Print, please, exactly and only the lines between the line holding "Rebuild this diagram" and the line holding "text=blue] (lab2) at", inclusive, omitting any pictures.
[start Provided material]
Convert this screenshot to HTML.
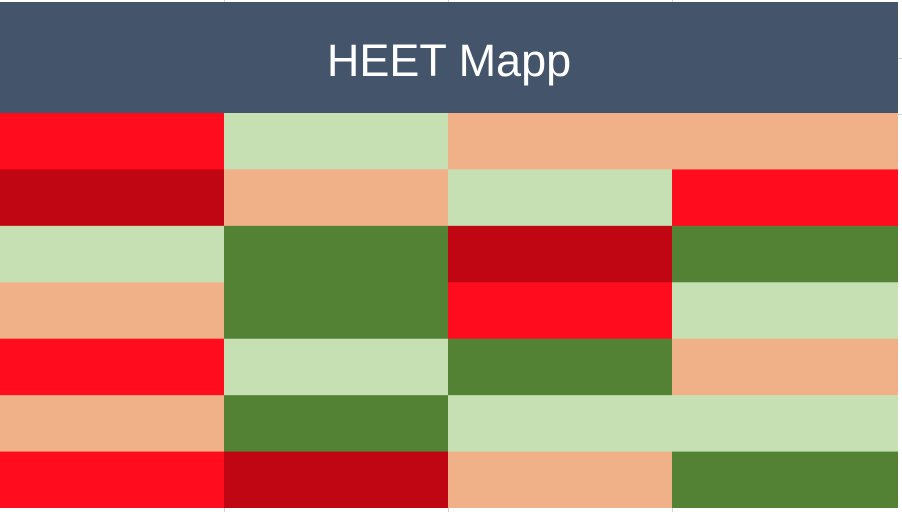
<!DOCTYPE html>
<html><head><meta charset="utf-8"><style>
body{margin:0;width:902px;height:512px;background:#fff;position:relative;overflow:hidden;font-family:"Liberation Sans",sans-serif}
.gl{position:absolute;background:#d4d4d4}
#hdr{position:absolute;left:0;top:2px;width:898px;height:111px;background:#44546a;color:#fff;font-size:45px;display:flex;align-items:center;justify-content:center;font-family:"Liberation Sans",sans-serif}
#hdr span{position:relative;top:3px}
#grid{position:absolute;left:0;top:113px}
</style></head><body>
<div class="gl" style="left:224px;top:0;width:1px;height:512px"></div>
<div class="gl" style="left:448px;top:0;width:1px;height:512px"></div>
<div class="gl" style="left:672px;top:0;width:1px;height:512px"></div>
<div class="gl" style="left:898px;top:58px;width:4px;height:1px"></div>
<div class="gl" style="left:898px;top:114px;width:4px;height:1px"></div>
<div id="hdr"><span>HEET Mapp</span></div>
<svg id="grid" width="898" height="395"></svg>
<script>
const rows = [0,1,2,3,4,5,6];
const cols = [0,1,2,3];
const values = [
 [2,4,3,3],
 [1,3,4,2],
 [4,5,1,5],
 [3,5,2,4],
 [2,4,5,3],
 [3,5,4,4],
 [2,1,3,5]
];
const palette = {1:'#c00612',2:'#ff0d1f',3:'#f0b088',4:'#c6e0b4',5:'#548235'};
const W=898,H=395;
const rh=H/rows.length;
const svg=document.getElementById('grid');
rows.forEach(r=>cols.forEach(c=>{
  const rect=document.createElementNS('http://www.w3.org/2000/svg','rect');
  const x0=c*224, x1=c===cols.length-1?W:(c+1)*224;
  rect.setAttribute('x',x0);
  rect.setAttribute('y',r*rh);
  rect.setAttribute('width',x1-x0);
  rect.setAttribute('height',rh+0.5);
  rect.setAttribute('fill',palette[values[r][c]]);
  
  
  svg.appendChild(rect);
}));
</script>
</body></html>
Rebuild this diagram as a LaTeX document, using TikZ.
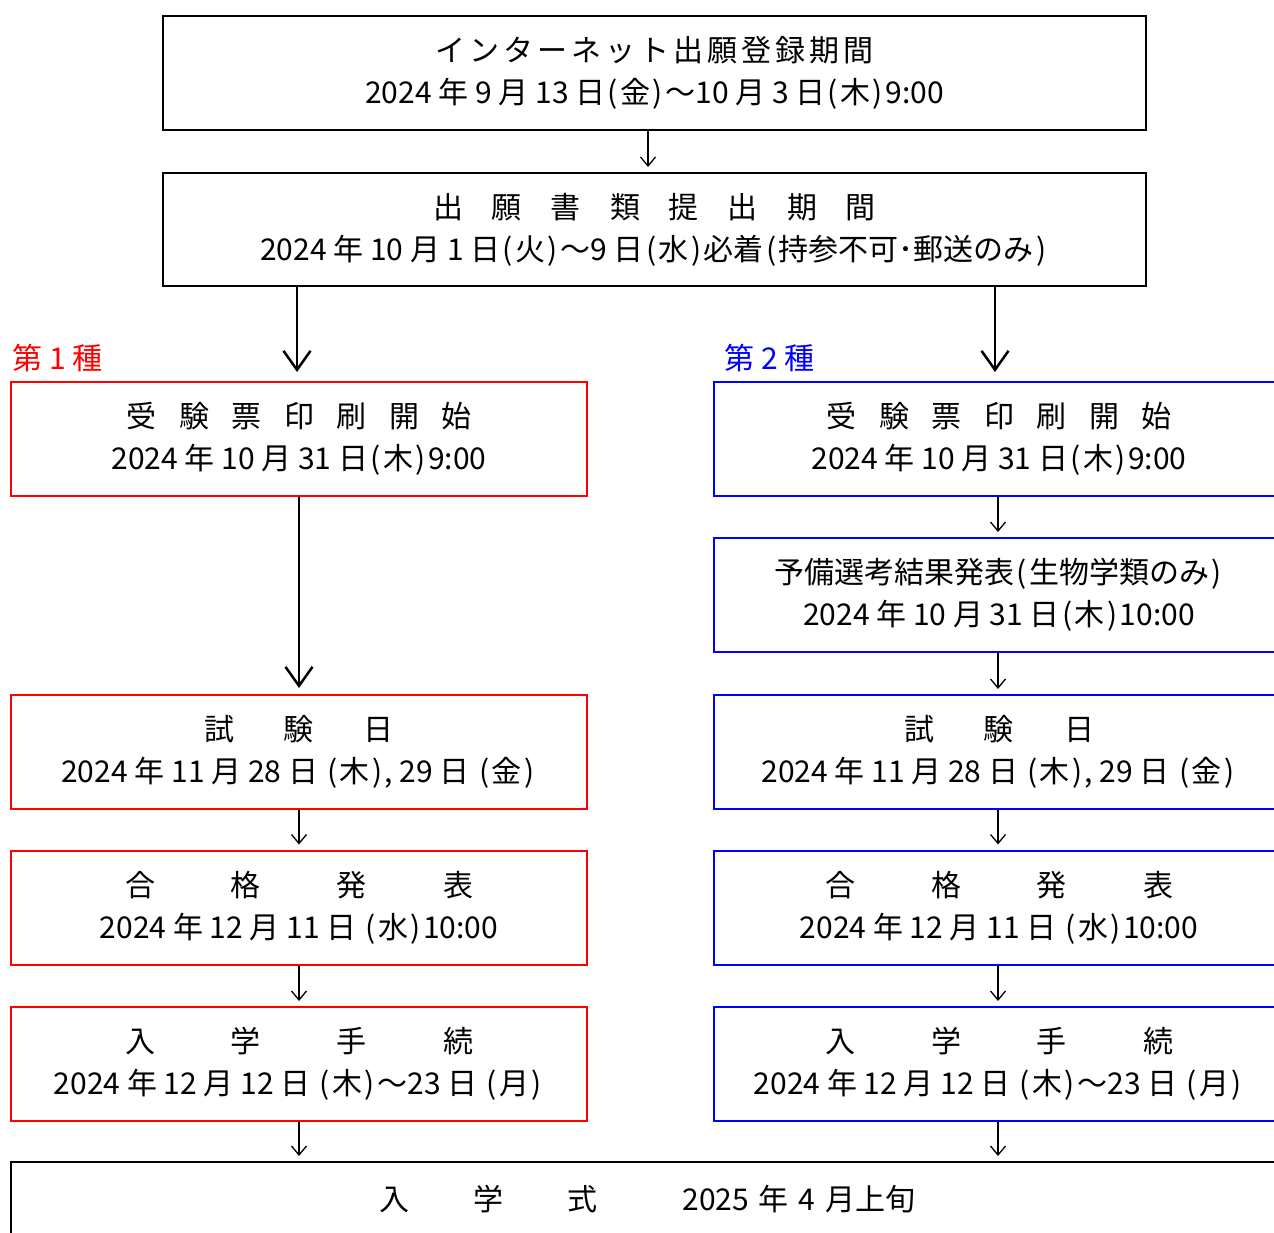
\documentclass[tikz,border=0pt]{standalone}
\usepackage{fontspec}
\setmainfont{Noto Sans CJK JP}
\usetikzlibrary{arrows.meta}
\newlength\cellw
\newcommand\spread[2]{\setlength\cellw{#1}\spreadloop#2\relax}
\def\spreadloop#1{\ifx\relax#1\else\makebox[\cellw]{#1}\expandafter\spreadloop\fi}
\newcommand\po{\makebox[0.5em]{(}}
\newcommand\pc{\makebox[0.5em]{)}}
\begin{document}
\begin{tikzpicture}[x=0.5pt,y=-0.5pt,
  box/.style={draw=black, line width=1pt, inner sep=0pt, align=center,
    minimum height=57pt, font=\fontsize{15pt}{21pt}\selectfont},
  redbox/.style={box, draw=red, minimum width=288pt},
  bluebox/.style={box, draw=blue, minimum width=285pt},
  arr/.style={-{Straight Barb[length=4.5pt,width=7.5pt]}, line width=0.65pt, shorten >=2.5pt},
  bigarr/.style={-{Straight Barb[length=9.5pt,width=13.5pt]}, line width=1.25pt},
  lab/.style={anchor=west, inner sep=0pt, font=\fontsize{15pt}{18pt}\selectfont}]
\useasboundingbox (0,0) rectangle (1274,1232);
\fill[white] (0,0) rectangle (1274,1232);
\clip (0,0) rectangle (1274,1232);

\node[box, minimum width=491.5pt] (top1) at (654.5,73)
  {\spread{17pt}{インターネット出願登録期間}\\2024 年 9 月 13 日\po 金\pc～10 月 3 日\po 木\pc 9:00};
\node[box, minimum width=491.5pt, minimum height=56.5pt] (top2) at (654.5,229.5)
  {\spread{29.5pt}{出願書類提出期間}\\2024 年 10 月 1 日\po 火\pc～9 日\po 水\pc 必着\po 持参不可･郵送のみ\pc};

\node[lab, text=red] (lab1) at (12,358) {第 1 種};
\node[lab, text=blue] (lab2) at (724,358) {第 2 種};

\node[redbox] (L1) at (299,439) {\spread{26.25pt}{受験票印刷開始}\\2024 年 10 月 31 日\po 木\pc 9:00};
\node[redbox] (L2) at (299,752) {\spread{40pt}{試験日}\\2024 年 11 月 28 日 \po 木\pc, 29 日 \po 金\pc};
\node[redbox] (L3) at (299,907.5) {\spread{53pt}{合格発表}\\2024 年 12 月 11 日 \po 水\pc 10:00};
\node[redbox] (L4) at (299,1064) {\spread{53pt}{入学手続}\\2024 年 12 月 12 日 \po 木\pc～23 日 \po 月\pc};

\node[bluebox] (R1) at (999,439) {\spread{26.25pt}{受験票印刷開始}\\2024 年 10 月 31 日\po 木\pc 9:00};
\node[bluebox] (R2) at (999,595) {予備選考結果発表\po 生物学類のみ\pc\\2024 年 10 月 31 日\po 木\pc 10:00};
\node[bluebox] (R3) at (999,752) {\spread{40pt}{試験日}\\2024 年 11 月 28 日 \po 木\pc, 29 日 \po 金\pc};
\node[bluebox] (R4) at (999,907.5) {\spread{53pt}{合格発表}\\2024 年 12 月 11 日 \po 水\pc 10:00};
\node[bluebox] (R5) at (999,1064) {\spread{53pt}{入学手続}\\2024 年 12 月 12 日 \po 木\pc～23 日 \po 月\pc};

\node[box, minimum width=637pt, minimum height=37pt] (fin) at (648,1199)
  {\spread{47pt}{入学式}\hspace{26.5pt}2025\hspace{5pt}年\hspace{5pt}4\hspace{5pt}月上旬\hspace{16.5pt}};

\draw[arr] ([xshift=-3.25pt]top1.south) -- ([xshift=-3.25pt]top2.north);
\draw[bigarr, shorten >=4.5pt] ([xshift=-1pt]top2.south -| L1.north) -- ([xshift=-1pt]L1.north);
\draw[bigarr, shorten >=4.5pt] ([xshift=-2pt]top2.south -| R1.north) -- ([xshift=-2pt]R1.north);
\draw[bigarr, shorten >=3pt] (L1) -- (L2);
\draw[arr] (L2) -- (L3);
\draw[arr] (L3) -- (L4);
\draw[arr] (L4.south) -- (L4.south |- fin.north);
\draw[arr] ([xshift=-0.5pt]R1.south) -- ([xshift=-0.5pt]R2.north);
\draw[arr] ([xshift=-0.5pt]R2.south) -- ([xshift=-0.5pt]R3.north);
\draw[arr] ([xshift=-0.5pt]R3.south) -- ([xshift=-0.5pt]R4.north);
\draw[arr] ([xshift=-0.5pt]R4.south) -- ([xshift=-0.5pt]R5.north);
\draw[arr] ([xshift=-0.5pt]R5.south) -- ([xshift=-0.5pt]R5.south |- fin.north);
\end{tikzpicture}
\end{document}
[end Provided material]
Reply to the exercise ->
Rebuild this diagram as a LaTeX document, using TikZ.
\documentclass[tikz,border=0pt]{standalone}
\usepackage{fontspec}
\setmainfont{Noto Sans CJK JP}
\usetikzlibrary{arrows.meta}
\newlength\cellw
\newcommand\spread[2]{\setlength\cellw{#1}\spreadloop#2\relax}
\def\spreadloop#1{\ifx\relax#1\else\makebox[\cellw]{#1}\expandafter\spreadloop\fi}
\newcommand\po{\makebox[0.5em]{(}}
\newcommand\pc{\makebox[0.5em]{)}}
\begin{document}
\begin{tikzpicture}[x=0.5pt,y=-0.5pt,
  box/.style={draw=black, line width=1pt, inner sep=0pt, align=center,
    minimum height=57pt, font=\fontsize{15pt}{21pt}\selectfont},
  redbox/.style={box, draw=red, minimum width=288pt},
  bluebox/.style={box, draw=blue, minimum width=285pt},
  arr/.style={-{Straight Barb[length=4.5pt,width=7.5pt]}, line width=0.65pt, shorten >=2.5pt},
  bigarr/.style={-{Straight Barb[length=9.5pt,width=13.5pt]}, line width=1.25pt},
  lab/.style={anchor=west, inner sep=0pt, font=\fontsize{15pt}{18pt}\selectfont}]
\useasboundingbox (0,0) rectangle (1274,1232);
\fill[white] (0,0) rectangle (1274,1232);
\clip (0,0) rectangle (1274,1232);

\node[box, minimum width=491.5pt] (top1) at (654.5,73)
  {\spread{17pt}{インターネット出願登録期間}\\2024 年 9 月 13 日\po 金\pc～10 月 3 日\po 木\pc 9:00};
\node[box, minimum width=491.5pt, minimum height=56.5pt] (top2) at (654.5,229.5)
  {\spread{29.5pt}{出願書類提出期間}\\2024 年 10 月 1 日\po 火\pc～9 日\po 水\pc 必着\po 持参不可･郵送のみ\pc};

\node[lab, text=red] (lab1) at (12,358) {第 1 種};
\node[lab, text=blue] (lab2) at (724,358) {第 2 種};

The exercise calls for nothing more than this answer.